WASHINGTON — The internal watchdog of the Securities and Exchange Commission is investigating an allegation that the agency’s enforcement chief gave a break to two Citigroup executives when the bank settled charges of misleading investors.

Inspector General David Kotz confirmed Tuesday that his office recently began a review at the request of Sen. Charles Grassley, R-Iowa. Grassley passed the anonymous written allegation to Kotz. It said that the SEC enforcement director, Robert Khuzami, directed his staff to drop planned civil fraud charges against the executives after having a “secret conversation” with an attorney representing Citigroup who is “a good friend” of Khuzami.

An SEC spokesman says the Citigroup settlement followed a careful review of evidence and held the executives accountable.

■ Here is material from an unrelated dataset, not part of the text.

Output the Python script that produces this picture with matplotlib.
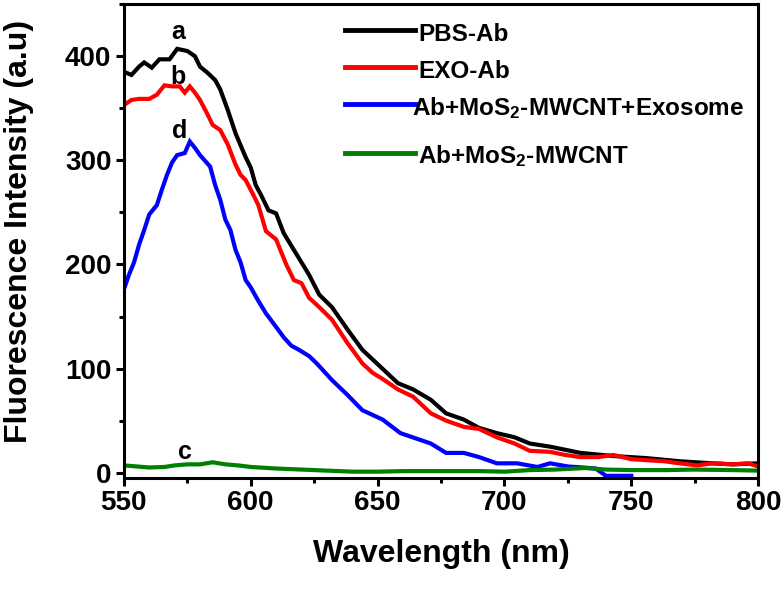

Citigroup agreed in July to pay $75 million to settle the SEC’s charges it misled investors on about $50 billion in potential losses from securities linked to subprime mortgages. The agency also settled charges with former Chief Financial Officer Gary Crittenden, who agreed to pay a $100,000 civil penalty, and the former head of investor relations, Arthur Tildesley Jr., who agreed to pay $80,000.

The charges against Crittenden and Tildesley involved negligence rather than fraud. They neither admitted nor denied the allegations under terms of the settlement.

SEC spokesman John Nester said Tuesday the settlement “appropriately held the company and individuals accountable. It was the product of a thorough investigation and a careful evaluation of the evidence and the applicable law.”

“We stand ready to assist and cooperate fully” with the inspector general’s review, Nester said in a statement.

Jon Diat, a spokesman for New York-based Citigroup, declined to comment.

Grassley said that if the allegation is true, it is “exactly” the sort of conduct that he and another senior members of the Senate Judiciary Committee urged the SEC to stop in their report on the agency’s handling of an insider trading case.

A federal judge initially declined in August to approve the settlement, asking SEC attorneys why the bank’s shareholders should be punished for the alleged misdeeds of Citigroup executives. She approved it in October after Citigroup pledged to maintain new policies it adopted to avoid similar violations in the future.